• [WHAT THIS TASK INVOLVES]
All of the lines below are to be printed again exactly; images are excluded from the output.
□ □ □ □
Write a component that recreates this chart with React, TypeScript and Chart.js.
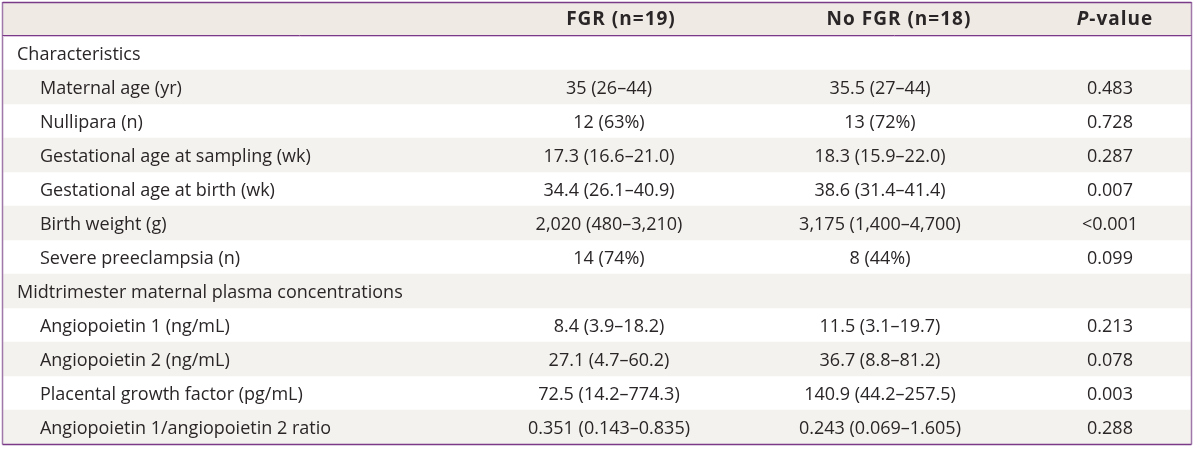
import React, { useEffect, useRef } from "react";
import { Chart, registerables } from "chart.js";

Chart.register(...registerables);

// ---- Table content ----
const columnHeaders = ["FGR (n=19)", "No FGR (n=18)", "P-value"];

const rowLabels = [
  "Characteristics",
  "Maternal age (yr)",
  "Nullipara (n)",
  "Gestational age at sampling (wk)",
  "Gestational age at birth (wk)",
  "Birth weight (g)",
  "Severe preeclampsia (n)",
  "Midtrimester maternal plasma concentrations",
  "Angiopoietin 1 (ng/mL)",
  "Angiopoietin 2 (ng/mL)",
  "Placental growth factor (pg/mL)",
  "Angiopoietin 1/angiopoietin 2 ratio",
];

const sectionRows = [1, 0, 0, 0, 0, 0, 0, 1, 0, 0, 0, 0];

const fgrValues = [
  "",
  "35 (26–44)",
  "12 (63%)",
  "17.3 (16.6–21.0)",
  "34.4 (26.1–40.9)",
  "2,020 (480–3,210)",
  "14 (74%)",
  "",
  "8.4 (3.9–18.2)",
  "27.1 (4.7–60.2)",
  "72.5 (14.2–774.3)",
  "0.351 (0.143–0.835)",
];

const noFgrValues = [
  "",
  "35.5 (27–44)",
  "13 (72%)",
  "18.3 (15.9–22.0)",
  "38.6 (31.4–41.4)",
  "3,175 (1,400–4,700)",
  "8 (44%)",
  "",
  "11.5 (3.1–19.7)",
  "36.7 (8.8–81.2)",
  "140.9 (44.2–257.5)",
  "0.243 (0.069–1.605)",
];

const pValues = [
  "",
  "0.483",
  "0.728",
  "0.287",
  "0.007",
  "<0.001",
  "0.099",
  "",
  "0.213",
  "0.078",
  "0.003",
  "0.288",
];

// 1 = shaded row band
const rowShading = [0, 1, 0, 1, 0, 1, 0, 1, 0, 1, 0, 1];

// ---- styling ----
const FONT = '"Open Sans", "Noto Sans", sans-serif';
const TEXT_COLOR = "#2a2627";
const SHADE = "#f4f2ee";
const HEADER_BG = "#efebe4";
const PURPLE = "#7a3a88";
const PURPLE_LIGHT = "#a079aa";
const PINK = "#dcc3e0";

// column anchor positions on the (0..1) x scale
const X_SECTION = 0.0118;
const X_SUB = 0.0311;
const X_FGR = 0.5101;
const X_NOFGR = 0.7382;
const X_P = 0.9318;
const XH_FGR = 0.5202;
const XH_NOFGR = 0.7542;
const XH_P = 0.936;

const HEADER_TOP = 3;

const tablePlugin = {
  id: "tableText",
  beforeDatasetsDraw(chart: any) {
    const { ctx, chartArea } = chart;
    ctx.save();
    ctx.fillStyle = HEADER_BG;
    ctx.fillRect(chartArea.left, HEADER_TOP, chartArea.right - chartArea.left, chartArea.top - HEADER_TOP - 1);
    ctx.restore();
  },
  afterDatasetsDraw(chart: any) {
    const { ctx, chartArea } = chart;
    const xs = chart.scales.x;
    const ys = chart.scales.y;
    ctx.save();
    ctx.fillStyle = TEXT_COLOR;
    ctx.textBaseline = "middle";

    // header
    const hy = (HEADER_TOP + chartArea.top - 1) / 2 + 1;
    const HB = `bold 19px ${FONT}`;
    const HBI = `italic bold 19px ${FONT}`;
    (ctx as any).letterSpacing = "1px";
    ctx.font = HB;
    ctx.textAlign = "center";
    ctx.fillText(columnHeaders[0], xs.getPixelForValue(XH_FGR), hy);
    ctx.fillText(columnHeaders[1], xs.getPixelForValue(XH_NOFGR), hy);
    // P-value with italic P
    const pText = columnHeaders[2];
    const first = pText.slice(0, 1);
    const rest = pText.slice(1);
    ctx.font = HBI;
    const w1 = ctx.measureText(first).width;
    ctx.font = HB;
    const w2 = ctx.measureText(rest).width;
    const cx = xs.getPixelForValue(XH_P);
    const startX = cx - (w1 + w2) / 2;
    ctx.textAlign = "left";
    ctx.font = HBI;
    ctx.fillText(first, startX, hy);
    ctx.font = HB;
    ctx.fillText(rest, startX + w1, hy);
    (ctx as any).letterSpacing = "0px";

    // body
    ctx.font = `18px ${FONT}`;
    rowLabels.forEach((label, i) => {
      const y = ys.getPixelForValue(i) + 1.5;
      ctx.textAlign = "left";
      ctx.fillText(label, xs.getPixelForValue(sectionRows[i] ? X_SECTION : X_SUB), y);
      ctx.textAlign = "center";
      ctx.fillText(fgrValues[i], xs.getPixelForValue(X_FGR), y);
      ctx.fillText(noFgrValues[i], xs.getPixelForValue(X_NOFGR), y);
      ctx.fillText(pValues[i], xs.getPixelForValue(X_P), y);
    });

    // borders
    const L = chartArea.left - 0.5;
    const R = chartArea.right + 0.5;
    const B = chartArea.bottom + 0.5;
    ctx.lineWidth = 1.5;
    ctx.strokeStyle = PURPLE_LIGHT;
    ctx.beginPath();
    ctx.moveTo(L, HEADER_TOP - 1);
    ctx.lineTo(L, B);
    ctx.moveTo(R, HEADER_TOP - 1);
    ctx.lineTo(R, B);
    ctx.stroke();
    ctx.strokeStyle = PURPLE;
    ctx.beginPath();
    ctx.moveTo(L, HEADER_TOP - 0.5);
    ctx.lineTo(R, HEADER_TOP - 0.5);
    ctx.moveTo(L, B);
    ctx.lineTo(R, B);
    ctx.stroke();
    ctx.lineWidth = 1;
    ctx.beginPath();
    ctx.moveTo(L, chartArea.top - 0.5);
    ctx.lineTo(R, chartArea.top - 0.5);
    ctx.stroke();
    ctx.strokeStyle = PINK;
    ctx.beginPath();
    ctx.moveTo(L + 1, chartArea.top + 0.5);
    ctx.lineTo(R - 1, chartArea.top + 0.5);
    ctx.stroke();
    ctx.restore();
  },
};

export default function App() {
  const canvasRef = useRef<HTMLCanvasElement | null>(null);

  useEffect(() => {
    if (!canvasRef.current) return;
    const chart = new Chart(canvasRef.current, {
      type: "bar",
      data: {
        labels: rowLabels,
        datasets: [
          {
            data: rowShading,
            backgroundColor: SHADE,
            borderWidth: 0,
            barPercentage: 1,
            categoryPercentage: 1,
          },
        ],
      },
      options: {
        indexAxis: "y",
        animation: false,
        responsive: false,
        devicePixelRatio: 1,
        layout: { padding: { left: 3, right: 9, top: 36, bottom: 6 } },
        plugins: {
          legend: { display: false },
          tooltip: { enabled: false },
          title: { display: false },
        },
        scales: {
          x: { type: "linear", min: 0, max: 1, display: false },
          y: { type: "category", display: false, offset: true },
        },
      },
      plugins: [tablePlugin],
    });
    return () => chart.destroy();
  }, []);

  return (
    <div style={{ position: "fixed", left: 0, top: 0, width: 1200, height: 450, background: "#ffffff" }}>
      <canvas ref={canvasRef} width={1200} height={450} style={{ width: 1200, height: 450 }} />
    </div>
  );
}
□ □ □ □
• [EXERCISE OUTPUT]
Write a component that recreates this chart with React, TypeScript and Chart.js.
import React, { useEffect, useRef } from "react";
import { Chart, registerables } from "chart.js";

Chart.register(...registerables);

// ---- Table content ----
const columnHeaders = ["FGR (n=19)", "No FGR (n=18)", "P-value"];

const rowLabels = [
  "Characteristics",
  "Maternal age (yr)",
  "Nullipara (n)",
  "Gestational age at sampling (wk)",
  "Gestational age at birth (wk)",
  "Birth weight (g)",
  "Severe preeclampsia (n)",
  "Midtrimester maternal plasma concentrations",
  "Angiopoietin 1 (ng/mL)",
  "Angiopoietin 2 (ng/mL)",
  "Placental growth factor (pg/mL)",
  "Angiopoietin 1/angiopoietin 2 ratio",
];

const sectionRows = [1, 0, 0, 0, 0, 0, 0, 1, 0, 0, 0, 0];

const fgrValues = [
  "",
  "35 (26–44)",
  "12 (63%)",
  "17.3 (16.6–21.0)",
  "34.4 (26.1–40.9)",
  "2,020 (480–3,210)",
  "14 (74%)",
  "",
  "8.4 (3.9–18.2)",
  "27.1 (4.7–60.2)",
  "72.5 (14.2–774.3)",
  "0.351 (0.143–0.835)",
];

const noFgrValues = [
  "",
  "35.5 (27–44)",
  "13 (72%)",
  "18.3 (15.9–22.0)",
  "38.6 (31.4–41.4)",
  "3,175 (1,400–4,700)",
  "8 (44%)",
  "",
  "11.5 (3.1–19.7)",
  "36.7 (8.8–81.2)",
  "140.9 (44.2–257.5)",
  "0.243 (0.069–1.605)",
];

const pValues = [
  "",
  "0.483",
  "0.728",
  "0.287",
  "0.007",
  "<0.001",
  "0.099",
  "",
  "0.213",
  "0.078",
  "0.003",
  "0.288",
];

// 1 = shaded row band
const rowShading = [0, 1, 0, 1, 0, 1, 0, 1, 0, 1, 0, 1];

// ---- styling ----
const FONT = '"Open Sans", "Noto Sans", sans-serif';
const TEXT_COLOR = "#2a2627";
const SHADE = "#f4f2ee";
const HEADER_BG = "#efebe4";
const PURPLE = "#7a3a88";
const PURPLE_LIGHT = "#a079aa";
const PINK = "#dcc3e0";

// column anchor positions on the (0..1) x scale
const X_SECTION = 0.0118;
const X_SUB = 0.0311;
const X_FGR = 0.5101;
const X_NOFGR = 0.7382;
const X_P = 0.9318;
const XH_FGR = 0.5202;
const XH_NOFGR = 0.7542;
const XH_P = 0.936;

const HEADER_TOP = 3;

const tablePlugin = {
  id: "tableText",
  beforeDatasetsDraw(chart: any) {
    const { ctx, chartArea } = chart;
    ctx.save();
    ctx.fillStyle = HEADER_BG;
    ctx.fillRect(chartArea.left, HEADER_TOP, chartArea.right - chartArea.left, chartArea.top - HEADER_TOP - 1);
    ctx.restore();
  },
  afterDatasetsDraw(chart: any) {
    const { ctx, chartArea } = chart;
    const xs = chart.scales.x;
    const ys = chart.scales.y;
    ctx.save();
    ctx.fillStyle = TEXT_COLOR;
    ctx.textBaseline = "middle";

    // header
    const hy = (HEADER_TOP + chartArea.top - 1) / 2 + 1;
    const HB = `bold 19px ${FONT}`;
    const HBI = `italic bold 19px ${FONT}`;
    (ctx as any).letterSpacing = "1px";
    ctx.font = HB;
    ctx.textAlign = "center";
    ctx.fillText(columnHeaders[0], xs.getPixelForValue(XH_FGR), hy);
    ctx.fillText(columnHeaders[1], xs.getPixelForValue(XH_NOFGR), hy);
    // P-value with italic P
    const pText = columnHeaders[2];
    const first = pText.slice(0, 1);
    const rest = pText.slice(1);
    ctx.font = HBI;
    const w1 = ctx.measureText(first).width;
    ctx.font = HB;
    const w2 = ctx.measureText(rest).width;
    const cx = xs.getPixelForValue(XH_P);
    const startX = cx - (w1 + w2) / 2;
    ctx.textAlign = "left";
    ctx.font = HBI;
    ctx.fillText(first, startX, hy);
    ctx.font = HB;
    ctx.fillText(rest, startX + w1, hy);
    (ctx as any).letterSpacing = "0px";

    // body
    ctx.font = `18px ${FONT}`;
    rowLabels.forEach((label, i) => {
      const y = ys.getPixelForValue(i) + 1.5;
      ctx.textAlign = "left";
      ctx.fillText(label, xs.getPixelForValue(sectionRows[i] ? X_SECTION : X_SUB), y);
      ctx.textAlign = "center";
      ctx.fillText(fgrValues[i], xs.getPixelForValue(X_FGR), y);
      ctx.fillText(noFgrValues[i], xs.getPixelForValue(X_NOFGR), y);
      ctx.fillText(pValues[i], xs.getPixelForValue(X_P), y);
    });

    // borders
    const L = chartArea.left - 0.5;
    const R = chartArea.right + 0.5;
    const B = chartArea.bottom + 0.5;
    ctx.lineWidth = 1.5;
    ctx.strokeStyle = PURPLE_LIGHT;
    ctx.beginPath();
    ctx.moveTo(L, HEADER_TOP - 1);
    ctx.lineTo(L, B);
    ctx.moveTo(R, HEADER_TOP - 1);
    ctx.lineTo(R, B);
    ctx.stroke();
    ctx.strokeStyle = PURPLE;
    ctx.beginPath();
    ctx.moveTo(L, HEADER_TOP - 0.5);
    ctx.lineTo(R, HEADER_TOP - 0.5);
    ctx.moveTo(L, B);
    ctx.lineTo(R, B);
    ctx.stroke();
    ctx.lineWidth = 1;
    ctx.beginPath();
    ctx.moveTo(L, chartArea.top - 0.5);
    ctx.lineTo(R, chartArea.top - 0.5);
    ctx.stroke();
    ctx.strokeStyle = PINK;
    ctx.beginPath();
    ctx.moveTo(L + 1, chartArea.top + 0.5);
    ctx.lineTo(R - 1, chartArea.top + 0.5);
    ctx.stroke();
    ctx.restore();
  },
};

export default function App() {
  const canvasRef = useRef<HTMLCanvasElement | null>(null);

  useEffect(() => {
    if (!canvasRef.current) return;
    const chart = new Chart(canvasRef.current, {
      type: "bar",
      data: {
        labels: rowLabels,
        datasets: [
          {
            data: rowShading,
            backgroundColor: SHADE,
            borderWidth: 0,
            barPercentage: 1,
            categoryPercentage: 1,
          },
        ],
      },
      options: {
        indexAxis: "y",
        animation: false,
        responsive: false,
        devicePixelRatio: 1,
        layout: { padding: { left: 3, right: 9, top: 36, bottom: 6 } },
        plugins: {
          legend: { display: false },
          tooltip: { enabled: false },
          title: { display: false },
        },
        scales: {
          x: { type: "linear", min: 0, max: 1, display: false },
          y: { type: "category", display: false, offset: true },
        },
      },
      plugins: [tablePlugin],
    });
    return () => chart.destroy();
  }, []);

  return (
    <div style={{ position: "fixed", left: 0, top: 0, width: 1200, height: 450, background: "#ffffff" }}>
      <canvas ref={canvasRef} width={1200} height={450} style={{ width: 1200, height: 450 }} />
    </div>
  );
}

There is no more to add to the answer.